Retype the opening lines of the listing below, ending with the line that contains "const rightNi4Fe = [0, 15.9, -9.6];", and leave out any pictures.

## BEGIN

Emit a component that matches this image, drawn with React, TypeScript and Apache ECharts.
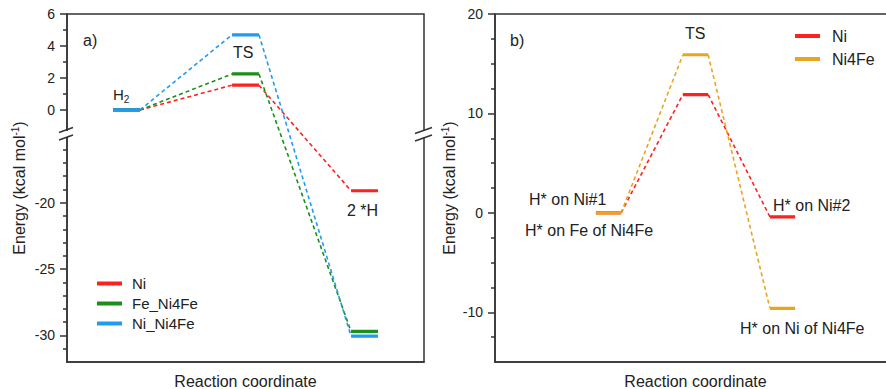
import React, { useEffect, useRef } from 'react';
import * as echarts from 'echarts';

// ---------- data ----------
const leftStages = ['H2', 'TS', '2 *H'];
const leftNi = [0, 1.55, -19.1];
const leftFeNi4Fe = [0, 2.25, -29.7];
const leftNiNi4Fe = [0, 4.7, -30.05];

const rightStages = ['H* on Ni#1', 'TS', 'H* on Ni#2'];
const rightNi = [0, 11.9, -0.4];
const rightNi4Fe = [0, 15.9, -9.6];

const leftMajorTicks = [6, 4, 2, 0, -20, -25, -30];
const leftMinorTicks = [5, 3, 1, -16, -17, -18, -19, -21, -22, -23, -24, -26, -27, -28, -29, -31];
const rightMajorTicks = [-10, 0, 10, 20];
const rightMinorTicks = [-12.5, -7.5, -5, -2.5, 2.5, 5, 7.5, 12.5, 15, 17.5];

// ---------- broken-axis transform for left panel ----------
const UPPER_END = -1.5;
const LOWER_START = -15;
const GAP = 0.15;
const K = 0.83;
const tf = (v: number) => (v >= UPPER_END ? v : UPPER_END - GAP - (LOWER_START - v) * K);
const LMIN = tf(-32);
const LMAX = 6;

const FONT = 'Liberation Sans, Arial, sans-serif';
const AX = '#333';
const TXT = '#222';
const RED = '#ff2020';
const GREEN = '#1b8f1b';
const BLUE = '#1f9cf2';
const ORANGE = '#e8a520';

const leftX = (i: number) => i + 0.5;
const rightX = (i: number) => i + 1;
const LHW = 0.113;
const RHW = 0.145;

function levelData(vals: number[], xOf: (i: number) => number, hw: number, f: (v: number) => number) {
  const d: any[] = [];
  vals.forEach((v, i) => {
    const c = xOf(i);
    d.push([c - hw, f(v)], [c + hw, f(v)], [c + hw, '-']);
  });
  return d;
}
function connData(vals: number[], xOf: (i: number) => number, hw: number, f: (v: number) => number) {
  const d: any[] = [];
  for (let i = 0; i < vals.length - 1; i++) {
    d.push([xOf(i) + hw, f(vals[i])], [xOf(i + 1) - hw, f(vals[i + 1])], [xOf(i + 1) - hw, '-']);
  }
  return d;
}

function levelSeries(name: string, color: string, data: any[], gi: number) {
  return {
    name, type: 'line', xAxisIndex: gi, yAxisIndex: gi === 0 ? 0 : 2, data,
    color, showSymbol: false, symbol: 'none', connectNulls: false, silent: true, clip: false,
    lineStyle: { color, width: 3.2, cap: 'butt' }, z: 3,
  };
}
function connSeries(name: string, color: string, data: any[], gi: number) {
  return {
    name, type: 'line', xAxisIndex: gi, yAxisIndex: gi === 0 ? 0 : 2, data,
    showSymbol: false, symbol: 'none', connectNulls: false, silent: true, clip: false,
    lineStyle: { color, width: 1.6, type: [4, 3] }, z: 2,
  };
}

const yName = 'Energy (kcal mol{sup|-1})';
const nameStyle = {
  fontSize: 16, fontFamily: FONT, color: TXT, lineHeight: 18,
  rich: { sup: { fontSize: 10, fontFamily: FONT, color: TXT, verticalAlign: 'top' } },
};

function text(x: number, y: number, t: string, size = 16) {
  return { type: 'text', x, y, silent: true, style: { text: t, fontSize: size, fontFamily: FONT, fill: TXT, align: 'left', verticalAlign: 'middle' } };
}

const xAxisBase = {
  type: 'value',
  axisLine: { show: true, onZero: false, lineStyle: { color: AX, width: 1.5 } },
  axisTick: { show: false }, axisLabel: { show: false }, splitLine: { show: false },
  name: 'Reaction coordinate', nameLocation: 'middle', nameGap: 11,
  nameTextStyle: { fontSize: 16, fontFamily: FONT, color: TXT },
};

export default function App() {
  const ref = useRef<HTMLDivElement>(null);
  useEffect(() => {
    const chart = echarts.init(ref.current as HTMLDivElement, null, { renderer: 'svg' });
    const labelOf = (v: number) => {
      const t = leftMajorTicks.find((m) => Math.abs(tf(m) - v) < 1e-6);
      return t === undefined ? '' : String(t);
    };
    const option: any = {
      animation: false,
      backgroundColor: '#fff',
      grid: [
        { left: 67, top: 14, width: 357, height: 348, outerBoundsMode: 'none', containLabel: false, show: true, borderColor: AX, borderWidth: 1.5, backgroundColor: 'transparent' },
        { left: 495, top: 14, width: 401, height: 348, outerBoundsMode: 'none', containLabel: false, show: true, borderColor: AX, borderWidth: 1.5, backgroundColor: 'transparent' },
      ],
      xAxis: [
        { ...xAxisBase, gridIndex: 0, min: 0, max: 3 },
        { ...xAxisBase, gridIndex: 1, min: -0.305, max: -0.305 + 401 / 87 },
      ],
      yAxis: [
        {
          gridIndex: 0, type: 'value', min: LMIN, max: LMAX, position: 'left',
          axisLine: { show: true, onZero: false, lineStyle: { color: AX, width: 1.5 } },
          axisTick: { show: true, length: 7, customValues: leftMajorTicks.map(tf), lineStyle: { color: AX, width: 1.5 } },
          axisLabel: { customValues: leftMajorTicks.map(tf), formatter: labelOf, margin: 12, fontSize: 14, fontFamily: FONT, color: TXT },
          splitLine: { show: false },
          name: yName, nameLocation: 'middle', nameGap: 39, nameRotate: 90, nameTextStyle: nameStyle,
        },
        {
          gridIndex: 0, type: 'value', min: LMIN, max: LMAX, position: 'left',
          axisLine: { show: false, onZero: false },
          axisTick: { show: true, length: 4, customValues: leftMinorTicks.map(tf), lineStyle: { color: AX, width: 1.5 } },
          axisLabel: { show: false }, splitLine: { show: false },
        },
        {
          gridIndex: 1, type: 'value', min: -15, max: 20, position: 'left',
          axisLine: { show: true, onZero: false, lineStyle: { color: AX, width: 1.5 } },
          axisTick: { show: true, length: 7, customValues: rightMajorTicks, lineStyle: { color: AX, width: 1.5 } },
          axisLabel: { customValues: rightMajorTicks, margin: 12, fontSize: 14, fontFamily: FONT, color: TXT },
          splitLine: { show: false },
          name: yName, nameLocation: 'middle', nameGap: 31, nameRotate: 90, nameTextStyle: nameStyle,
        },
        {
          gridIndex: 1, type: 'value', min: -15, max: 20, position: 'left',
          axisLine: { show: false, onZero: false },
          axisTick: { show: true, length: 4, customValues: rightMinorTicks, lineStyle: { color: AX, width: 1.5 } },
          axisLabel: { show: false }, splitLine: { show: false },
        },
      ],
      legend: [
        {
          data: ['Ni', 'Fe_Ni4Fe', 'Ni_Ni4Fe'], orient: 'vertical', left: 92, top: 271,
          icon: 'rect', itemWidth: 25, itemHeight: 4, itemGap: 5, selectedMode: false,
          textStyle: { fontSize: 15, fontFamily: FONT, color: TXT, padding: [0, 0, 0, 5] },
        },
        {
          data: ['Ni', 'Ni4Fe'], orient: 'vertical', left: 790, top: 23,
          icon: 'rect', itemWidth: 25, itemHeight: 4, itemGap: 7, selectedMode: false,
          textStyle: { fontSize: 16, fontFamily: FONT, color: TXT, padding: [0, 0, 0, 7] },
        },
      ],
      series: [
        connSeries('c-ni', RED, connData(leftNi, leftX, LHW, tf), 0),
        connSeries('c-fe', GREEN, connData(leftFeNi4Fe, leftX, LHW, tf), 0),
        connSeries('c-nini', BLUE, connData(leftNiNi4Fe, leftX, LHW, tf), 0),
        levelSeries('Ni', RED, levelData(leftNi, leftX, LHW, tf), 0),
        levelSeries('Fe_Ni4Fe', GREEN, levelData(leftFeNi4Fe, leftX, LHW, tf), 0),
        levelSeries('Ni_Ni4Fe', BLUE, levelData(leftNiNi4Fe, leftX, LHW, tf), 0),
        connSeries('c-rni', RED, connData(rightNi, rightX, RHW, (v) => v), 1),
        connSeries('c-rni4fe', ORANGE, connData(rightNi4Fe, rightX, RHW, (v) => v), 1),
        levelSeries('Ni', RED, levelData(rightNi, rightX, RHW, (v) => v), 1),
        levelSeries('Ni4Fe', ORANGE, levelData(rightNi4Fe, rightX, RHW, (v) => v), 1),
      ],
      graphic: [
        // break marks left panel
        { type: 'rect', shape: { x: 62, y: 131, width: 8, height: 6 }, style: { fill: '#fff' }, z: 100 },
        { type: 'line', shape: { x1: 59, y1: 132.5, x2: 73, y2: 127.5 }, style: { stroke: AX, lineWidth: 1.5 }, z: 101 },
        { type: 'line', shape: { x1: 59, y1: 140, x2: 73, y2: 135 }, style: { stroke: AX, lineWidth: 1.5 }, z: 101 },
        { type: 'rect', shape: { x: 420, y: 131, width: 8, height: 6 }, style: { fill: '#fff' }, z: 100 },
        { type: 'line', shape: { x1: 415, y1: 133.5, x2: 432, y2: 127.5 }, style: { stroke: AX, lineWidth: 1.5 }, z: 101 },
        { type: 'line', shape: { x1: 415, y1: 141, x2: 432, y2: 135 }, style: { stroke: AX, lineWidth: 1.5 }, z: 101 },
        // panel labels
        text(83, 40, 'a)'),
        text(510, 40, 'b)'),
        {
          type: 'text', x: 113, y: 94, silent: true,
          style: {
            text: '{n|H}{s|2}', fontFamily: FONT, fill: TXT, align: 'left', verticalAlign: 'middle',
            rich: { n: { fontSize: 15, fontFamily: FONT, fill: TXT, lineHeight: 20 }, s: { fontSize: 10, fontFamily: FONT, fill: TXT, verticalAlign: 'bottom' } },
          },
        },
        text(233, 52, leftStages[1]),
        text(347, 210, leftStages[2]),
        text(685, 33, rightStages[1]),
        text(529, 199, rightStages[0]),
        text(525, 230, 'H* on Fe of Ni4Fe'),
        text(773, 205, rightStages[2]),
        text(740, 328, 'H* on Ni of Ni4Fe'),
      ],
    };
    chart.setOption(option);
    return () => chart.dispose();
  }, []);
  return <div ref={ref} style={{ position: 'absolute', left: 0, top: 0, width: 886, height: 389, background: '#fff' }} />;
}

## END

Solution to this task –
Emit a component that matches this image, drawn with React, TypeScript and Apache ECharts.
import React, { useEffect, useRef } from 'react';
import * as echarts from 'echarts';

// ---------- data ----------
const leftStages = ['H2', 'TS', '2 *H'];
const leftNi = [0, 1.55, -19.1];
const leftFeNi4Fe = [0, 2.25, -29.7];
const leftNiNi4Fe = [0, 4.7, -30.05];

const rightStages = ['H* on Ni#1', 'TS', 'H* on Ni#2'];
const rightNi = [0, 11.9, -0.4];
const rightNi4Fe = [0, 15.9, -9.6];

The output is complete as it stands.